The Transformation of the Fitness Industry
Like restaurants, retailers and other businesses normally conducted in crowded locations open to the public, the health and fitness industry in Europe is scrambling to recover and get its business back on track — as soon as it figures out what its business will look like.
The orders by public health authorities to close health and fitness clubs several times have had a profound effect on the industry. The consulting firm Deloitte estimates that clubs in Europe lost 15.4% of their members, or more than 10 million people, even when closures were relatively brief. Industry revenue fell twice as much, by almost 33%, as clients froze their accounts or requested refunds.

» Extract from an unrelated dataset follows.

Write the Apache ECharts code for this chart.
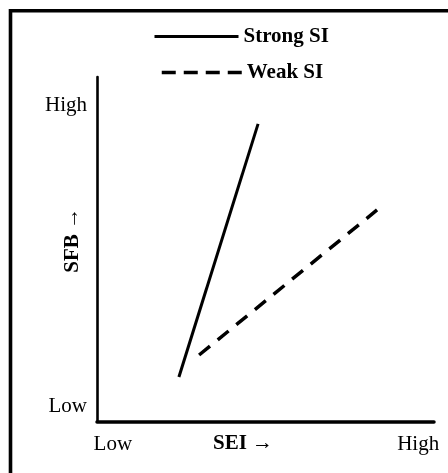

While the pandemic drags on, club executives are trying to fully understand how fundamentally COVID-19 has transformed their industry, which generated $96.7 billion in global revenue in 2019.
“For a long time now, I believe that too many health club leaders around the world assume they have the full and undivided attention of the exercising consumer,” said Ray Algar, a global fitness industry business adviser and analyst with Oxygen Consulting in Brighton, England. “That the gym sits at the top of some exercise industry hierarchy.”
“The gym may have once had this temporary monopoly, but this is over, and the pandemic has demonstrated that consumers can capably locate and enjoy many different gym substitutes,” he said. “What the pandemic has done has made these gym substitutes more visible.”
Stefan Ludwig, a Deloitte partner and leader of the Sports Business Group, said that the lockdowns had indeed had a “significant impact on both consumer behavior and operator offerings.”
A report by ClubIntel, a marketing research and consulting firm, found that closed clubs led many people to lose the habit of exercising regularly and caused others to try alternatives, such as biking, joining a walking club, signing up for video classes (dance and boxing are popular options) or buying an interactive device like a Peloton or Mirror.
Many customers, the report found, have chosen remote options offered by providers other than a fitness club. To retain or recoup pre-pandemic clientele, clubs need to increase those kinds of options and build a business model with diverse offerings like on-demand and streaming video. Many have already begun.